There are severe problems with this table. It uses the deeply flawed CPHS data, applies IFR of the US CDC to it and extrapolates from serosurvey results to calculate the output results, which are literally all over the place. Standard error in various age groups ranges from 0.21 for baseline urban to as high as 53.97 for over 80 population during second wave. A wide standard error means the sample does not represent the population being studied, and these are astronomically high numbers. Ideally, the standard error should not exceed 2, but in all the higher risk groups, it is noted that the standard error ranges from 4 to almost 54, clearly showing that the displayed result does not accurately represent the sample populations. Conveniently, the fact that the bracketed numbers represent standard error is tucked away inconspicuously in the text of the paper. It is very hard to take these results seriously as they are not representative of the samples being studied, which are based on bad data in the first place. One would be forced to wonder about the motives of brutally torturing data in this manner to force it to conform to the presuppositions of the paper.

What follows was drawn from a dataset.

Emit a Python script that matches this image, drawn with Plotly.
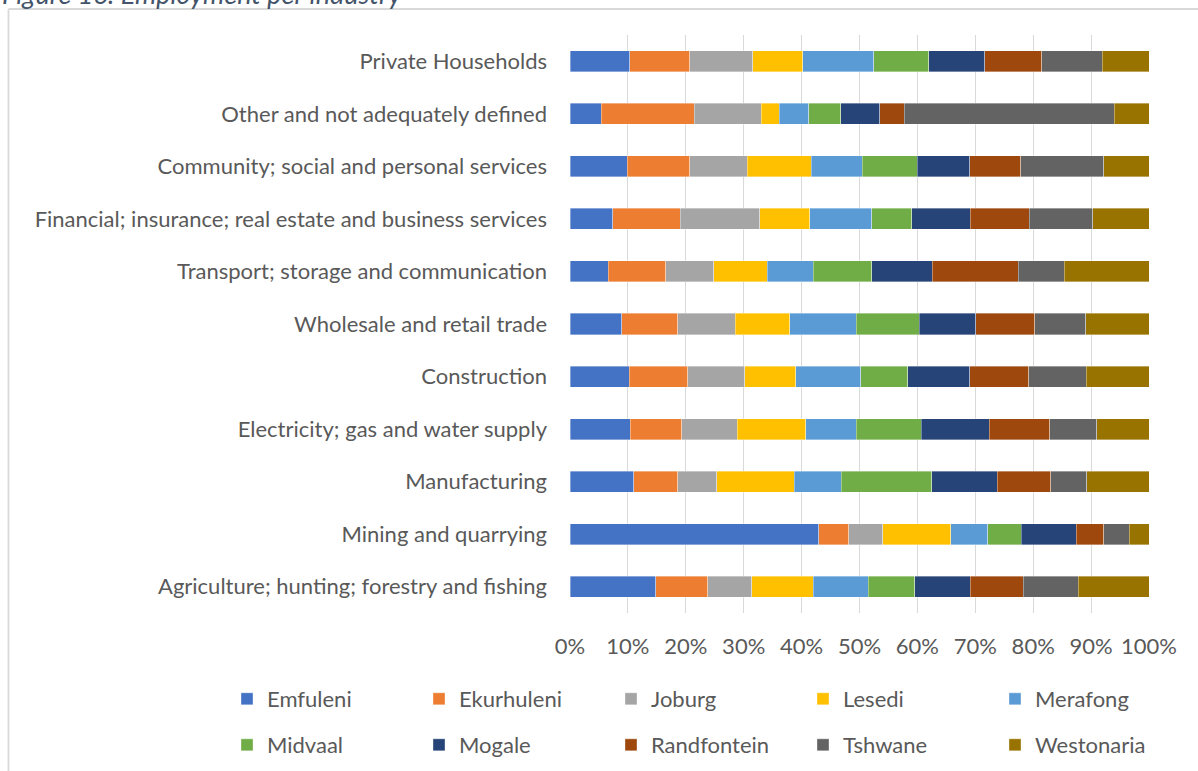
import plotly.graph_objects as go

# Industries, listed bottom to top as they appear on the axis
industries = [
    "Agriculture; hunting; forestry and fishing",
    "Mining and quarrying",
    "Manufacturing",
    "Electricity; gas and water supply",
    "Construction",
    "Wholesale and retail trade",
    "Transport; storage and communication",
    "Financial; insurance; real estate and business services",
    "Community; social and personal services",
    "Other and not adequately defined",
    "Private Households",
]

# Share of employment (%) per municipality, same order as industries
emfuleni    = [14.8, 43.0, 11.0, 10.4, 10.2, 8.9, 6.6, 7.4, 9.9, 5.4, 10.3]
ekurhuleni  = [9.0, 5.2, 7.6, 8.9, 10.1, 9.7, 9.9, 11.6, 10.8, 16.1, 10.4]
joburg      = [7.6, 5.9, 6.8, 9.6, 9.9, 9.9, 8.3, 13.8, 9.9, 11.5, 10.9]
lesedi      = [10.6, 11.7, 13.4, 11.8, 8.8, 9.4, 9.3, 8.6, 11.1, 3.1, 8.6]
merafong    = [9.5, 6.4, 8.1, 8.7, 11.2, 11.5, 7.9, 10.7, 8.8, 5.1, 12.3]
midvaal     = [8.0, 5.8, 15.6, 11.3, 8.1, 10.9, 10.1, 6.9, 9.5, 5.6, 9.5]
mogale      = [9.6, 9.5, 11.4, 11.7, 10.7, 9.7, 10.5, 10.1, 9.1, 6.7, 9.6]
randfontein = [9.2, 4.8, 9.2, 10.5, 10.2, 10.2, 14.8, 10.2, 8.8, 4.2, 9.9]
tshwane     = [9.5, 4.4, 6.2, 8.1, 10.0, 8.8, 8.0, 11.0, 14.4, 36.3, 10.4]
westonaria  = [12.2, 3.4, 10.8, 9.0, 10.8, 10.9, 14.6, 9.7, 7.8, 6.0, 8.1]

series_names = ["Emfuleni", "Ekurhuleni", "Joburg", "Lesedi", "Merafong",
                "Midvaal", "Mogale", "Randfontein", "Tshwane", "Westonaria"]
series_values = [emfuleni, ekurhuleni, joburg, lesedi, merafong,
                 midvaal, mogale, randfontein, tshwane, westonaria]
series_colors = ["#4472C4", "#ED7D31", "#A5A5A5", "#FFC000", "#5B9BD5",
                 "#70AD47", "#264478", "#9E480E", "#636363", "#997300"]

x_ticks = [0, 10, 20, 30, 40, 50, 60, 70, 80, 90, 100]

W, H = 1198, 771
L, R, T, B = 570, 49, 35, 158
pw, ph = W - L - R, H - T - B

def px_x(p):
    return (p - L) / pw

def px_y(p):
    return (H - B - p) / ph

FONT = "Lato"
TXT = "#595959"
FS = 22

fig = go.Figure()
for i, (name, vals, col) in enumerate(zip(series_names, series_values, series_colors)):
    fig.add_trace(go.Bar(
        y=industries, x=vals, name=name, orientation="h",
        marker=dict(color=col, line=dict(color="rgba(255,255,255,0.6)", width=0.6)),
        legend="legend" if i < 5 else "legend2",
    ))

legend_common = dict(
    orientation="h", xref="paper", yref="paper", xanchor="left", yanchor="middle",
    font=dict(family=FONT, size=FS, color=TXT),
    entrywidth=147, entrywidthmode="pixels", itemwidth=30,
    bgcolor="rgba(0,0,0,0)", traceorder="normal",
)

fig.update_layout(
    width=W, height=H,
    margin=dict(l=L, r=R, t=T, b=B, pad=0, autoexpand=False),
    paper_bgcolor="white", plot_bgcolor="white",
    barmode="stack", barnorm="percent", bargap=0.6,
    font=dict(family=FONT, size=FS, color=TXT),
    showlegend=True,
    legend=dict(legend_common, x=px_x(227), y=px_y(699)),
    legend2=dict(legend_common, x=px_x(227), y=px_y(745)),
    xaxis=dict(
        range=[0, 100], tickvals=x_ticks, ticktext=[f"{v}%" for v in x_ticks],
        showgrid=True, gridcolor="#D9D9D9", gridwidth=1.3, zeroline=False,
        showline=False, ticks="", ticklabelstandoff=18,
        tickfont=dict(family=FONT, size=FS, color=TXT), fixedrange=True,
    ),
    yaxis=dict(
        categoryorder="array", categoryarray=industries,
        showgrid=False, zeroline=False, showline=False, ticks="",
        ticklabelstandoff=22,
        tickfont=dict(family=FONT, size=FS, color=TXT), fixedrange=True,
    ),
    shapes=[
        # chart frame: left and top edges
        dict(type="line", xref="paper", yref="paper", x0=px_x(8.5), x1=px_x(1210),
             y0=px_y(9), y1=px_y(9), line=dict(color="#D9D9D9", width=1.8)),
        dict(type="line", xref="paper", yref="paper", x0=px_x(8.5), x1=px_x(8.5),
             y0=px_y(9), y1=px_y(790), line=dict(color="#D9D9D9", width=1.8)),
    ],
    annotations=[
        dict(text="<i>Figure 16: Employment per industry</i>", xref="paper", yref="paper",
             x=px_x(0), y=px_y(12), xanchor="left", yanchor="bottom", showarrow=False,
             font=dict(family=FONT, size=27, color="#44546A")),
    ],
)

fig.write_html("out.html")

Actual Under-reporting of Mortality
Some degree of under-reporting of COVID related mortality has indeed happened, and several states have added previously undeclared numbers to their mortality data. A prominent media house has claimed credit for having forced state governments to declare their mortality numbers honestly by their ground reportage, but several states that updated their mortality data were not “exposed” by this media house. Kerala failed to declare 6000 confirmed COVID deaths and their official toll is approximately 15,000 but Subramanian et al have still praised the state as having a low mortality due to better public healthcare infrastructure in their paper. Despite being lauded by many for allegedly reporting numbers honestly, Maharashtra added nearly 13,000 previously undeclared deaths to their tally last month. This additional number is 10% of the total death toll of 1.31 lakhs. Madhya Pradesh also added 1478 deaths to their tally, about 15% to its overall mortality is 10,512 as of 22nd July 2021. Gujarat has been accused of massively under-reporting COVID deaths as the state had appointed an audit team that certified every confirmed death only after conducting an inquiry, but West Bengal which followed exactly the same procedure did not face any such accusations. Clearly, the discussion on a very serious topic has been intensively politicised, and it is unfortunate that the researchers are knowingly or unknowingly contributing to further politicising what should have been a completely apolitical discussion.
Concluding Remarks
India does have a historic problem of reporting mortality due to the myriad data collection agencies in play. However, the Central government has been making substantial efforts at reducing the gap between reported and actual mortality and brought it down to under 10%. An exact number for the mortality due to COVID will never be known due to reasons outlined in the above article. We will at best have an approximation. However, any claims of a difference of six to ten times and millions instead of lakhs must be made on the back of reliable data and robust methodology. The Arvind Subramanian – Harvard paper, by using a flawed data set and extremely questionable methodology to draw its conclusions, does neither and hence it “fails the smell test” of objectivity in scientific research.